A NY Times article in April outlined some neuroscientific research which demonstrated a greater stimulation of the reader’s brain than the act of reading itself would require.  Reading about walking, for example, stimulated the motor cortex; and it stimulated a different part of the motor cortex than reading about swinging one’s arms did.  Reading about smells stimulated the part of the brain responsible for the perception of smell.  There was no actual walking going on, and there was no perceptible smell in the room of the reader, but the brain sprang to life, accepting input from a non-tangible source.

The mind created a physical experience.

It makes me think the fMRI images produced during these studies were visual representations of the imagination at work.

I have always related strongly to any well-written story, and to the characters that live there.  Some of the best books have been physically nearly impossible for me to put down, because of my involvement in what was happening.  I have felt literally as though I entered an entirely different world.  Now, it appears as if science is suggesting that, from the perspective of my brain, at least, I have been brought into a different world.

It’s not just a figment of my imagination.

On top of this, studies have shown that readers of fiction developed better empathy, understanding of inter-personal relationships, and an increased ability to perceive the world from different points of view.

This as the result of something which is supposedly not real.

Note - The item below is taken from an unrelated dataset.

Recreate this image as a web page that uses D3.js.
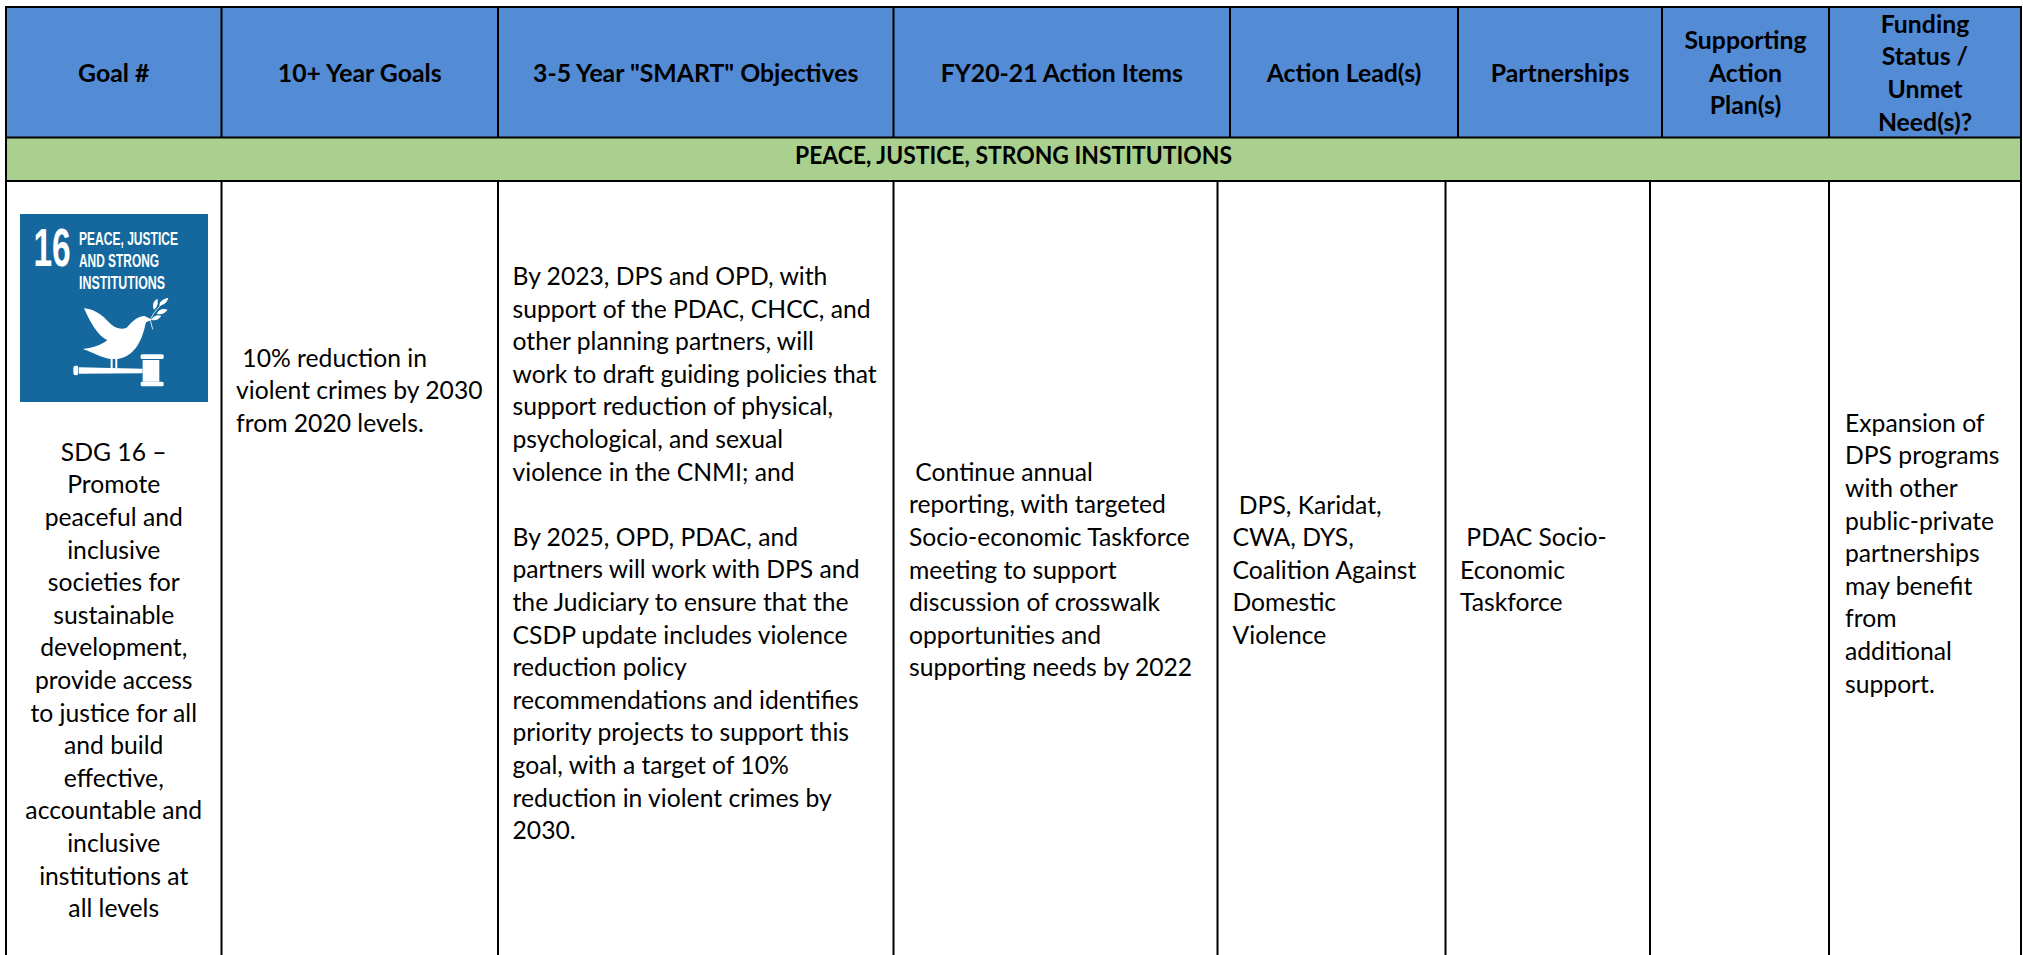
<!DOCTYPE html>
<html>
<head>
<meta charset="utf-8">
<title>Peace, Justice, Strong Institutions</title>
<script src="https://cdn.jsdelivr.net/npm/d3@7"></script>
<style>
    html, body { margin: 0; padding: 0; background: #fff; }
    svg { display: block; }
    text { white-space: pre; font-family: Lato, "Open Sans", sans-serif; fill: #000; }
</style>
</head>
<body>
<div id="table"></div>
<script>
// Table content
const headers = [
    ["Goal #"],
    ["10+ Year Goals"],
    ["3-5 Year \"SMART\" Objectives"],
    ["FY20-21 Action Items"],
    ["Action Lead(s)"],
    ["Partnerships"],
    ["Supporting", "Action", "Plan(s)"],
    ["Funding", "Status /", "Unmet", "Need(s)?"]
];
const banner = "PEACE, JUSTICE, STRONG INSTITUTIONS";
const goalLines = ["SDG 16 –", "Promote", "peaceful and", "inclusive", "societies for", "sustainable", "development,", "provide access", "to justice for all", "and build", "effective,", "accountable and", "inclusive", "institutions at", "all levels"];
const longGoalLines = [" 10% reduction in", "violent crimes by 2030", "from 2020 levels."];
const objectiveLines = ["By 2023, DPS and OPD, with", "support of the PDAC, CHCC, and", "other planning partners, will", "work to draft guiding policies that", "support reduction of physical,", "psychological, and sexual", "violence in the CNMI; and", "", "By 2025, OPD, PDAC, and", "partners will work with DPS and", "the Judiciary to ensure that the", "CSDP update includes violence", "reduction policy", "recommendations and identifies", "priority projects to support this", "goal, with a target of 10%", "reduction in violent crimes by", "2030."];
const actionLines = [" Continue annual", "reporting, with targeted", "Socio-economic Taskforce", "meeting to support", "discussion of crosswalk", "opportunities and", "supporting needs by 2022"];
const leadLines = [" DPS, Karidat,", "CWA, DYS,", "Coalition Against", "Domestic", "Violence"];
const partnerLines = [" PDAC Socio-", "Economic", "Taskforce"];
const planLines = [];
const fundingLines = ["Expansion of", "DPS programs", "with other", "public-private", "partnerships", "may benefit", "from", "additional", "support."];
const logoTitle = ["PEACE, JUSTICE", "AND STRONG", "INSTITUTIONS"];

// Layout
const width = 2023;
const height = 955;
const headerEdges = [6, 221.5, 498, 893.5, 1230, 1458, 1662, 1829, 2021];
const bodyEdges = [6, 221.5, 498, 893.5, 1217.5, 1445.5, 1650, 1829, 2021];
const rowTop = 7, headerBottom = 137.5, bannerBottom = 181;
const lineHeight = 32.6;
const bodyFont = 24.7;
const headFont = 24.8;

const svg = d3.select("#table")
    .append("svg")
    .attr("width", width)
    .attr("height", height)
    .attr("viewBox", [0, 0, width, height]);

// line number -> baseline
const lineY = (first) => d3.scaleLinear().domain([0, 1]).range([first, first + lineHeight]);

// Fills
svg.append("rect")
    .attr("x", headerEdges[0]).attr("y", rowTop)
    .attr("width", headerEdges[8] - headerEdges[0]).attr("height", headerBottom - rowTop)
    .attr("fill", "#538BD5");
svg.append("rect")
    .attr("x", headerEdges[0]).attr("y", headerBottom)
    .attr("width", headerEdges[8] - headerEdges[0]).attr("height", bannerBottom - headerBottom)
    .attr("fill", "#A9D08E");

// Header text
const headerCenter = 81.7;
headers.forEach((lines, i) => {
    const y = lineY(headerCenter - (lines.length - 1) * lineHeight / 2);
    svg.append("g")
        .attr("text-anchor", "middle")
        .attr("font-weight", 700)
        .attr("font-size", headFont)
        .selectAll("text")
        .data(lines)
        .join("text")
        .attr("x", (headerEdges[i] + headerEdges[i + 1]) / 2)
        .attr("y", (d, k) => y(k))
        .text(d => d);
});

// caps run wide in this font, so squeeze the banner to the measured width
svg.append("text")
    .attr("x", (headerEdges[0] + headerEdges[8]) / 2)
    .attr("y", 164)
    .attr("text-anchor", "middle")
    .attr("font-weight", 700)
    .attr("font-size", headFont)
    .attr("textLength", 437)
    .attr("lengthAdjust", "spacingAndGlyphs")
    .text(banner);

// Body text, one block per column
const blocks = [
    { lines: goalLines, col: 0, first: 460.7, center: true },
    { lines: longGoalLines, col: 1, first: 366.7, pad: 14.5 },
    { lines: objectiveLines, col: 2, first: 285, pad: 14.5 },
    { lines: actionLines, col: 3, first: 480.7, pad: 15.5 },
    { lines: leadLines, col: 4, first: 513.6, pad: 15 },
    { lines: partnerLines, col: 5, first: 546.2, pad: 14.5 },
    { lines: planLines, col: 6, first: 300, pad: 15 },
    { lines: fundingLines, col: 7, first: 431.7, pad: 16 }
];

blocks.forEach(b => {
    const y = lineY(b.first);
    svg.append("g")
        .attr("font-size", bodyFont)
        .attr("text-anchor", b.center ? "middle" : "start")
        .selectAll("text")
        .data(b.lines)
        .join("text")
        .attr("x", b.center ? (bodyEdges[b.col] + bodyEdges[b.col + 1]) / 2 : bodyEdges[b.col] + b.pad)
        .attr("y", (d, k) => y(k))
        .text(d => d);
});

// Grid lines
const grid = svg.append("g").attr("stroke", "#000").attr("stroke-width", 2);
grid.selectAll(".hline")
    .data([rowTop, headerBottom, bannerBottom])
    .join("line")
    .attr("x1", headerEdges[0] - 1).attr("x2", headerEdges[8] + 1)
    .attr("y1", d => d).attr("y2", d => d);
grid.selectAll(".head")
    .data(headerEdges)
    .join("line")
    .attr("class", "head")
    .attr("x1", d => d).attr("x2", d => d)
    .attr("y1", rowTop).attr("y2", headerBottom);
grid.selectAll(".side")
    .data([headerEdges[0], headerEdges[8]])
    .join("line")
    .attr("class", "side")
    .attr("x1", d => d).attr("x2", d => d)
    .attr("y1", headerBottom).attr("y2", bannerBottom);
grid.selectAll(".body")
    .data(bodyEdges)
    .join("line")
    .attr("class", "body")
    .attr("x1", d => d).attr("x2", d => d)
    .attr("y1", bannerBottom).attr("y2", height);

// SDG 16 logo
const logo = svg.append("g").attr("transform", "translate(20,214)");
logo.append("rect").attr("width", 188).attr("height", 188).attr("fill", "#14689E");

const narrow = "'Liberation Sans Narrow', 'Liberation Sans', sans-serif";
// scaled instead of textLength so the box stays clear of the title
logo.append("text")
    .attr("transform", "translate(13.5,52) scale(0.62,1)")
    .attr("font-size", 54)
    .attr("font-weight", 700)
    .style("font-family", narrow)
    .style("fill", "#fff")
    .text("16");

const logoWidths = [99, 80, 86];
logo.selectAll(".title")
    .data(logoTitle)
    .join("text")
    .attr("class", "title")
    .attr("x", 59)
    .attr("y", (d, i) => 30.5 + i * 22)
    .attr("font-size", 18.4)
    .attr("font-weight", 700)
    .attr("textLength", (d, i) => logoWidths[i])
    .attr("lengthAdjust", "spacingAndGlyphs")
    .style("font-family", narrow)
    .style("fill", "#fff")
    .text(d => d);

// dove and gavel, traced in 3x pixels
const icon = svg.append("g")
    .attr("transform", "translate(10,205) scale(0.3333)")
    .attr("fill", "#fff");
icon.append("path").attr("d", "M222,310 C250,312 275,328 295,350 C312,368 332,376 350,368 C366,350 384,333 404,333 L426,344 L408,352 C402,375 398,400 378,428 C362,448 345,458 322,462 L300,462 C275,458 248,442 218,432 C245,430 270,422 292,406 C262,392 240,350 222,310 Z");
icon.append("path").attr("d", "M302,458 h6 v32 h-6 Z M316,458 h6 v32 h-6 Z");
icon.append("path").attr("d", "M197,482 a7,7 0 0 1 8,7 v15 a7,7 0 0 1 -8,7 a7,7 0 0 1 -7,-7 v-15 a7,7 0 0 1 7,-7 Z M207,487 L397,491 V505 L207,506 Z M398,465 H448 V530 H398 Z");
icon.append("path").attr("d", "M398,448 H455 a6,6 0 0 1 6,7 a6,6 0 0 1 -6,7 H398 a6,6 0 0 1 -6,-7 a6,6 0 0 1 6,-7 Z M398,530 H455 a6,6 0 0 1 6,7 a6,6 0 0 1 -6,7 H398 a6,6 0 0 1 -6,-7 a6,6 0 0 1 6,-7 Z");
icon.append("path")
    .attr("d", "M428,373 L421,345 C428,325 448,303 470,284")
    .attr("fill", "none").attr("stroke", "#fff").attr("stroke-width", 2.5);
icon.append("path").attr("d", "M432,314 C426,300 430,288 442,281 C446,294 442,306 432,314 Z M448,302 C448,290 458,282 475,278 C472,292 462,300 448,302 Z M440,326 C448,312 460,310 473,314 C464,326 452,330 440,326 Z M424,344 C430,332 442,328 454,332 C446,344 436,348 424,344 Z");
</script>
</body>
</html>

Something which is invented.

Maybe reading novels and short stories should be a prerequisite for work in the diplomatic corps.  I like that idea.  World peace through prose.

The most amazing part of the Times article, for me, was the fact that these effects of reading also applied to children who were not reading themselves, but who were read to.  Listeners to these stories experienced the same enhanced empathy and relational intelligence as readers did.

To me, this is compelling outside evidence of something inherent in the story itself, and in the participation of the storytelling experience, which is special and incomparable.

Something essential.

It’s the central fact of art: what is not real is, sometimes, the most real of all.